More the merrier my friend


----------



## DaRizzle (May 22, 2007)

KDOS said:


> Im with you guys! BEAT LA! BEAT LA!


:sadbanana:


----------



## E.H. Munro (Jun 22, 2004)

Personally I think the Lakers will be feeling like one of Kobe's dates when this series is over. :bsmile:


----------



## KDOS (Nov 29, 2005)

ehmunro said:


> Personally I think the Lakers will be feeling like one of Kobe's dates when this series is over. :bsmile:


A few hundred thousand dollars richer?




Oh my yes please!


----------



## LamarButler (Apr 16, 2005)

LMAO at the Kobe comment.


----------



## B_&_B (Feb 19, 2004)

GO CELTICS! Beat the hated Lakers!

:cheers:


----------



## E.H. Munro (Jun 22, 2004)

KDOS said:


> A few hundred thousand dollars richer?
> 
> 
> 
> ...


Well, with the implication that they're going to be rectally violated first, clearly implying that they're going to be collecting the losers' shares. :bsmile:


----------



## Showtime87 (Jun 27, 2005)

Ah, finally we meet again.
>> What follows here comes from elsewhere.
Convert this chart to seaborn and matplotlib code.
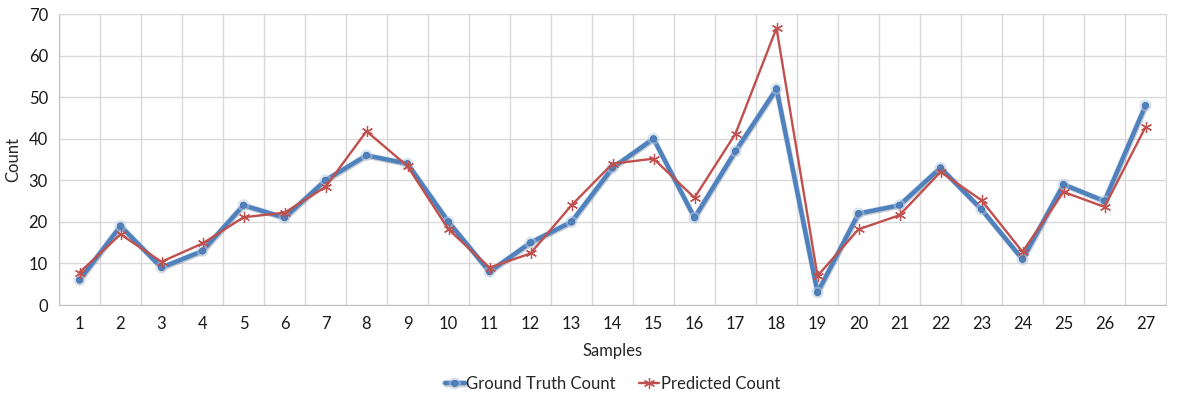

Or should I say, finally, the Celtics are relevant again! Welcome back to the party! :biggrin: What's taken so long? The Lakers have done their part and remained on top of the NBA for the past 20 years while the Celtics...well...have been an afterthought. Seriously though, it's great to see this rivarly renewed. It will be nothing like it was in the 80's, those days are just a fond memory. But, this should end up being a classic series and will definitely stir up some of those old feelings we as Lakers/Celtics fans have for each other's teams. Good luck Boston, you're gonna need it.


----------



## DANNY (Aug 9, 2005)

good to see purple, gold, and green in the finals again


----------